The city is set in a narrow valley between green Andean mountains at 1,495 metres altitude — the "eternal spring" climate averaging 22°C year-round is its most celebrated practical quality. The metro system (the only metro in Colombia) is clean, reliable, and has dramatically improved urban mobility; the Metrocable extends it up the steep hillsides to neighborhoods and to the Arví ecological park of cloud forest above the city. El Centro — the downtown — holds the extraordinary Museo de Antioquia (with the world's largest collection of Fernando Botero's work; Botero donated 23 bronzes and 108 paintings to his native city) and the Parque Botero outdoor sculpture garden. The Botanical Garden is one of South America's finest, with an extraordinary orchid collection and a butterfly house.
The city's food and coffee culture has matured significantly. El Poblado neighborhood (the main tourist and expat area) has excellent restaurants exploring modern Colombian cuisine — the Pacific coast ceviche, the highland soups, the Antioqueño bandeja paisa (beans, chicharrón, ground beef, egg, avocado, rice, and arepa on a single plate). The coffee shops in Laureles and El Centro take their raw material as seriously as Tokyo takes ramen — Colombia's finest single-origin beans, prepared by baristas who have studied in Portland and Copenhagen, at prices that make specialty coffee in other countries seem absurd by comparison.

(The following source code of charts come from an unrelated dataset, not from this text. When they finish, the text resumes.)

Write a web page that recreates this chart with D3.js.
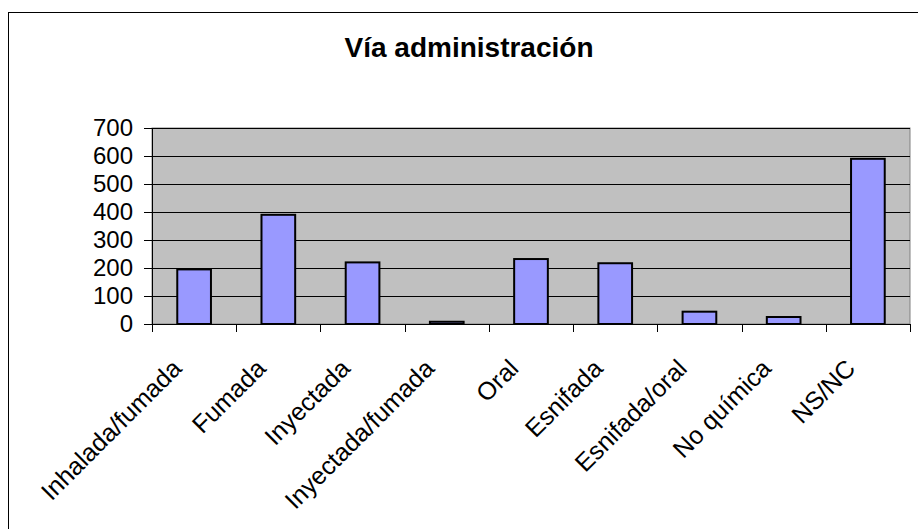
<!DOCTYPE html>
<html>
<head>
<meta charset="utf-8">
<script src="https://cdn.jsdelivr.net/npm/d3@7"></script>
<style>
  body { margin: 0; background: #fff; }
  text { font-family: Arial, "Liberation Sans", sans-serif; }
</style>
</head>
<body>
<div id="chart"></div>
<script>
// Vía administración - bar chart
var categories = ["Inhalada/fumada", "Fumada", "Inyectada", "Inyectada/fumada",
                  "Oral", "Esnifada", "Esnifada/oral", "No química", "NS/NC"];
var values = [195, 390, 220, 8, 232, 217, 44, 25, 590];
var yTicks = [0, 100, 200, 300, 400, 500, 600, 700];
var title = "Vía administración";

var width = 918, height = 529;
var plot = {left: 152, top: 128, right: 910, bottom: 324};

var svg = d3.select("#chart").append("svg")
    .attr("width", width)
    .attr("height", height);

// outer chart frame
svg.append("rect")
    .attr("x", 8.5).attr("y", 12.5)
    .attr("width", width).attr("height", height)
    .attr("fill", "#fff")
    .attr("stroke", "#000")
    .attr("stroke-width", 1);

svg.append("text")
    .attr("x", 469).attr("y", 57)
    .attr("text-anchor", "middle")
    .attr("font-size", 28)
    .attr("font-weight", "bold")
    .text(title);

var x = d3.scaleBand()
    .domain(categories)
    .range([plot.left, plot.right]);

var y = d3.scaleLinear()
    .domain([0, 700])
    .range([plot.bottom, plot.top]);

// plot background
svg.append("rect")
    .attr("x", plot.left).attr("y", plot.top)
    .attr("width", plot.right - plot.left)
    .attr("height", plot.bottom - plot.top)
    .attr("fill", "#c0c0c0")
    .attr("stroke", "#808080")
    .attr("stroke-width", 1);

// gridlines
svg.append("g").selectAll("line")
    .data(yTicks.slice(1))
    .enter().append("line")
    .attr("x1", plot.left).attr("x2", plot.right)
    .attr("y1", function (d) { return Math.round(y(d)) + 0.5; })
    .attr("y2", function (d) { return Math.round(y(d)) + 0.5; })
    .attr("stroke", "#000")
    .attr("stroke-width", 1);

// bars - Excel style gap width 150%
var barW = x.bandwidth() / 2.5;
svg.append("g").selectAll("rect")
    .data(values)
    .enter().append("rect")
    .attr("x", function (d, i) { return x(categories[i]) + (x.bandwidth() - barW) / 2; })
    .attr("y", function (d) { return y(d); })
    .attr("width", barW)
    .attr("height", function (d) { return y(0) - y(d); })
    .attr("fill", "#9999ff")
    .attr("stroke", "#000")
    .attr("stroke-width", 2);

// y axis
var yAxis = svg.append("g")
    .attr("transform", "translate(" + plot.left + ",0)")
    .call(d3.axisLeft(y).tickValues(yTicks).tickSize(8).tickPadding(11));
yAxis.select(".domain").attr("stroke", "#000");
yAxis.selectAll("text")
    .attr("font-size", 24)
    .attr("fill", "#000")
    .attr("font-family", "Arial, 'Liberation Sans', sans-serif");

// x axis - ticks on category boundaries
var xAxisG = svg.append("g");
xAxisG.append("line")
    .attr("x1", plot.left).attr("x2", plot.right)
    .attr("y1", plot.bottom + 0.5).attr("y2", plot.bottom + 0.5)
    .attr("stroke", "#000");
var bounds = categories.map(function (c) { return x(c); }).concat([plot.right]);
xAxisG.selectAll(".tk")
    .data(bounds)
    .enter().append("line")
    .attr("x1", function (d) { return Math.round(d) + 0.5; })
    .attr("x2", function (d) { return Math.round(d) + 0.5; })
    .attr("y1", plot.bottom)
    .attr("y2", plot.bottom + 8)
    .attr("stroke", "#000");

xAxisG.selectAll(".lbl")
    .data(categories)
    .enter().append("text")
    .attr("text-anchor", "end")
    .attr("font-size", 25)
    .attr("transform", function (d) {
        return "translate(" + (x(d) + x.bandwidth() / 2 - 11) + "," + (plot.bottom + 46) + ") rotate(-45)";
    })
    .text(function (d) { return d; });
</script>
</body>
</html>
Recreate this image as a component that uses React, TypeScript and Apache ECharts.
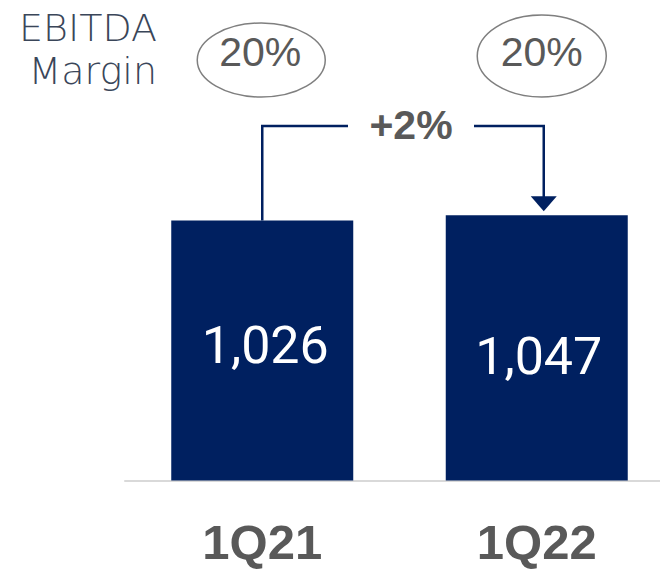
import React, { useEffect, useRef } from "react";
import * as echarts from "echarts";

const categories = ["1Q21", "1Q22"];
const ebitda = [1026, 1047];
const margins = ["20%", "20%"];
const growthLabel = "+2%";
const sideTitle = ["EBITDA", "Margin"];

const NAVY = "#002060";
const GRAY = "#595959";

export default function App() {
  const ref = useRef<HTMLDivElement>(null);
  useEffect(() => {
    if (!ref.current) return;
    document.body.style.margin = "0";
    const chart = echarts.init(ref.current, null, { renderer: "svg" });
    const labelOffsets = [
      [3, -5],
      [2, 9],
    ];
    chart.setOption({
      animation: false,
      grid: {
        left: 125,
        width: 549,
        top: 24.5,
        bottom: 88.5,
        containLabel: false,
        outerBoundsMode: "none",
      },
      xAxis: {
        type: "category",
        data: categories,
        axisLine: { show: true, lineStyle: { color: "#d9d9d9", width: 2 } },
        axisTick: { show: false },
        axisLabel: {
          color: GRAY,
          fontSize: 49,
          lineHeight: 40,
          fontWeight: "bold",
          fontFamily: "'Liberation Sans', Arial, sans-serif",
          verticalAlign: "middle",
          margin: 61,
        },
      },
      yAxis: {
        type: "value",
        min: 0,
        max: 1800,
        show: false,
        splitLine: { show: false },
      },
      series: [
        {
          type: "bar",
          barWidth: 182,
          data: ebitda.map((v, i) => ({
            value: v,
            label: { offset: labelOffsets[i] },
          })),
          itemStyle: { color: NAVY },
          label: {
            show: true,
            position: "inside",
            color: "#ffffff",
            fontSize: 52,
            fontFamily: "Roboto, sans-serif",
            formatter: (p: any) => p.value.toLocaleString("en-US"),
          },
        },
      ],
    });

    const x1 = chart.convertToPixel({ xAxisIndex: 0 }, categories[0]) as number;
    const x2 = chart.convertToPixel({ xAxisIndex: 0 }, categories[1]) as number;
    const top1 = chart.convertToPixel({ yAxisIndex: 0 }, ebitda[0]) as number;
    const top2 = chart.convertToPixel({ yAxisIndex: 0 }, ebitda[1]) as number;
    const bracketY = 126;
    const arrowX = x2 + 7;
    const tipY = top2 - 4;

    chart.setOption({
      graphic: [
        {
          type: "text",
          x: 157,
          y: 28,
          style: {
            text: sideTitle[0],
            align: "right",
            verticalAlign: "middle",
            fill: "#3A4659",
            fontSize: 38,
            fontWeight: 200,
            fontFamily: "'DejaVu Sans', sans-serif",
          },
        },
        {
          type: "text",
          x: 157,
          y: 71,
          style: {
            text: sideTitle[1],
            align: "right",
            verticalAlign: "middle",
            fill: "#3A4659",
            fontSize: 38,
            fontWeight: 200,
            fontFamily: "'DejaVu Sans', sans-serif",
          },
        },
        {
          type: "ellipse",
          shape: { cx: x1 - 1, cy: 60, rx: 64, ry: 37 },
          style: { fill: "none", stroke: "#7f7f7f", lineWidth: 1.5 },
        },
        {
          type: "ellipse",
          shape: { cx: x2 + 5, cy: 56, rx: 64.5, ry: 41 },
          style: { fill: "none", stroke: "#7f7f7f", lineWidth: 1.5 },
        },
        {
          type: "text",
          x: x1 - 2,
          y: 52,
          style: {
            text: margins[0],
            align: "center",
            verticalAlign: "middle",
            fill: GRAY,
            fontSize: 41,
            fontFamily: "'Liberation Sans', Arial, sans-serif",
          },
        },
        {
          type: "text",
          x: x2 + 5,
          y: 52,
          style: {
            text: margins[1],
            align: "center",
            verticalAlign: "middle",
            fill: GRAY,
            fontSize: 41,
            fontFamily: "'Liberation Sans', Arial, sans-serif",
          },
        },
        {
          type: "polyline",
          shape: { points: [[x1, top1], [x1, bracketY], [348, bracketY]] },
          style: { stroke: NAVY, lineWidth: 2.5, fill: "none" },
        },
        {
          type: "polyline",
          shape: { points: [[474, bracketY], [arrowX, bracketY], [arrowX, tipY - 14]] },
          style: { stroke: NAVY, lineWidth: 2.5, fill: "none" },
        },
        {
          type: "polygon",
          shape: { points: [[arrowX - 13, tipY - 15], [arrowX + 13, tipY - 15], [arrowX, tipY]] },
          style: { fill: NAVY },
        },
        {
          type: "text",
          x: 411,
          y: 125,
          style: {
            text: growthLabel,
            align: "center",
            verticalAlign: "middle",
            fill: GRAY,
            fontSize: 41,
            fontWeight: "bold",
            fontFamily: "'Liberation Sans', Arial, sans-serif",
          },
        },
      ],
    });
    return () => chart.dispose();
  }, []);
  return <div ref={ref} style={{ width: 660, height: 569 }} />;
}
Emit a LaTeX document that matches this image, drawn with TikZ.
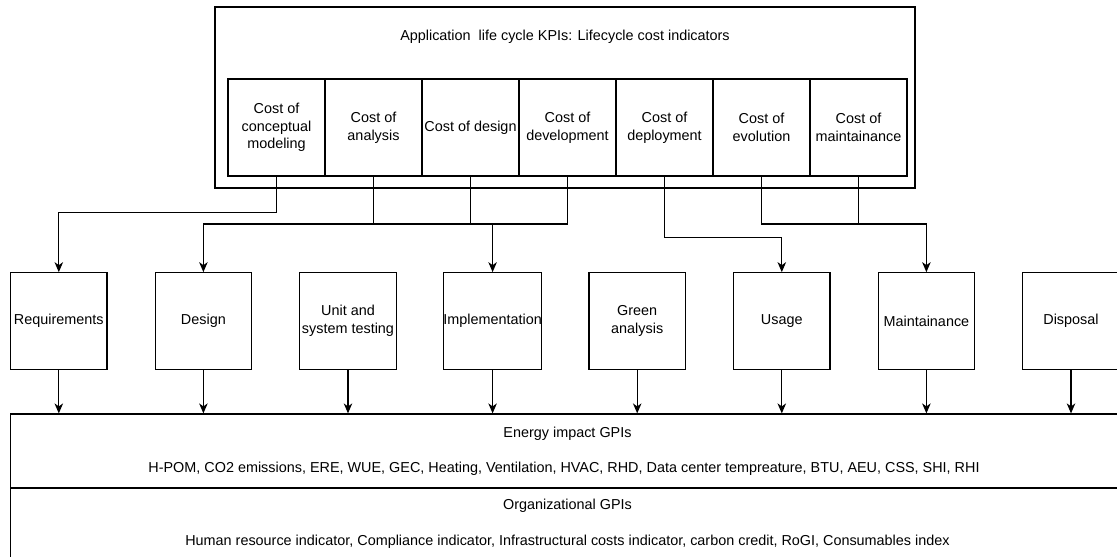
\documentclass[tikz,border=0pt]{standalone}
\usepackage{fontspec}
\setmainfont{Liberation Sans}
\usetikzlibrary{arrows.meta}
\newcommand\lbl{\fontsize{14.4}{17.6}\selectfont}
\tikzset{
  frame/.style={draw, line width=1.2pt, inner sep=0pt},
  costbox/.style={frame, minimum width=97pt, minimum height=97pt, align=center, font=\lbl},
  phasebox/.style={frame, minimum width=96.5pt, minimum height=96.5pt, align=center, font=\lbl},
  txt/.style={inner sep=0pt, font=\lbl, align=center},
  link/.style={line width=1.2pt},
  arrow/.style={link, -{Stealth[length=10pt, width=8.5pt, inset=3pt]}}
}
\begin{document}
\begin{tikzpicture}[x=1pt, y=-1pt]
\useasboundingbox (0,0) rectangle (1117,557);
\clip (0,0) rectangle (1117,557);

% lifecycle cost indicators
\node[frame, minimum width=700pt, minimum height=181pt] (kpi) at (565,97.5) {};
\node[txt] (kpititle) at (565,37) {Application\ \ life cycle KPIs: Lifecycle cost indicators};
\node[costbox] (c1) at (276.5,127.5) {Cost of\\conceptual\\modeling};
\node[costbox] (c2) at (373.5,127.5) {Cost of\\analysis};
\node[costbox] (c3) at (470.5,127.5) {Cost of design};
\node[costbox] (c4) at (567.5,127.5) {Cost of\\development};
\node[costbox] (c5) at (664.5,127.5) {Cost of\\deployment};
\node[costbox] (c6) at (761.5,127.5) {Cost of\\evolution};
\node[costbox] (c7) at (858.5,127.5) {Cost of\\maintainance};

% life cycle phases
\node[phasebox] (req)    at (58.8,321)   {Requirements};
\node[phasebox] (design) at (203.4,321)  {Design};
\node[phasebox] (test)   at (348,321)    {Unit and\\system testing};
\node[phasebox] (impl)   at (492.6,321)  {Implementation};
\node[phasebox] (green)  at (637.2,321)  {Green\\analysis};
\node[phasebox] (usage)  at (781.8,321)  {Usage};
\node[phasebox] (maint)  at (926.4,321)  {Maintainance};
\node[phasebox] (disp)   at (1071,321)   {Disposal};

% green performance indicators
\node[frame, minimum width=1114pt, minimum height=74pt] (energy) at (567.5,451) {};
\node[txt] (energytitle) at (567.5,434) {Energy impact GPIs};
\node[txt] (energylist) at (564,469) {H-POM, CO2 emissions, ERE, WUE, GEC, Heating, Ventilation, HVAC, RHD, Data center tempreature, BTU, AEU, CSS, SHI, RHI};
\node[frame, minimum width=1114pt, minimum height=82pt] (org) at (567.5,529) {};
\node[txt] (orgtitle) at (567.5,506) {Organizational GPIs};
\node[txt] (orglist) at (567.5,542) {Human resource indicator, Compliance indicator, Infrastructural costs indicator, carbon credit, RoGI, Consumables index};

% cost indicators feeding the phases
\coordinate (busA) at (0,224);
\draw[arrow] (c1.south) -- ++(0,36) -| (req.north);
\draw[link] (c2.south) -- (c2.south |- busA);
\draw[link] (c3.south) -- (c3.south |- busA);
\draw[arrow] (c4.south) -- (c4.south |- busA) -| (design.north);
\draw[arrow] (busA -| impl.north) -- (impl.north);
\draw[arrow] (c5.south) -- ++(0,61) -| (usage.north);
\draw[link] (c7.south) -- (c7.south |- busA);
\draw[arrow] (c6.south) -- (c6.south |- busA) -| (maint.north);

% phases feeding the indicators
\foreach \p in {req,design,test,impl,green,usage,maint,disp}
  \draw[arrow] (\p.south) -- (\p.south |- energy.north);
\end{tikzpicture}
\end{document}
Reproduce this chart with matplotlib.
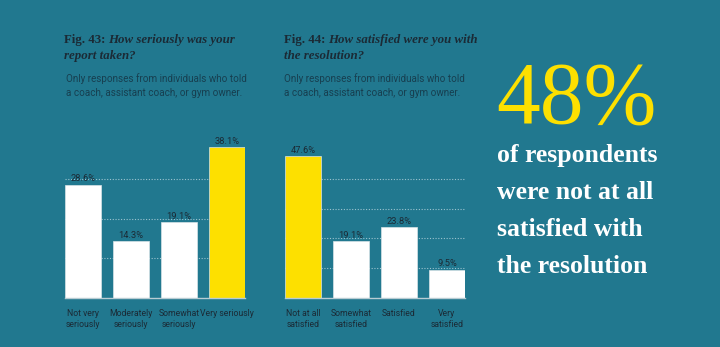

Practical planning: Stay in El Poblado (safest, most tourist-friendly, good restaurants) or Laureles (more local, quieter, also good). The guided "Transformation of Medellín" tours through the comunas — including the famous 13th neighborhood — are genuinely excellent and context-rich; not just graffiti tours but deep dives into the city's social history. Best time December to March and July to August (dry seasons). Day trips to the Coffee Triangle (Salento, Quindío) take three hours each way but are well worth it for those not visiting Bogotá.
Travellers curious about urban transformation, coffee enthusiasts, and anyone who wants an authentic Colombian city experience beyond the tourist beaches.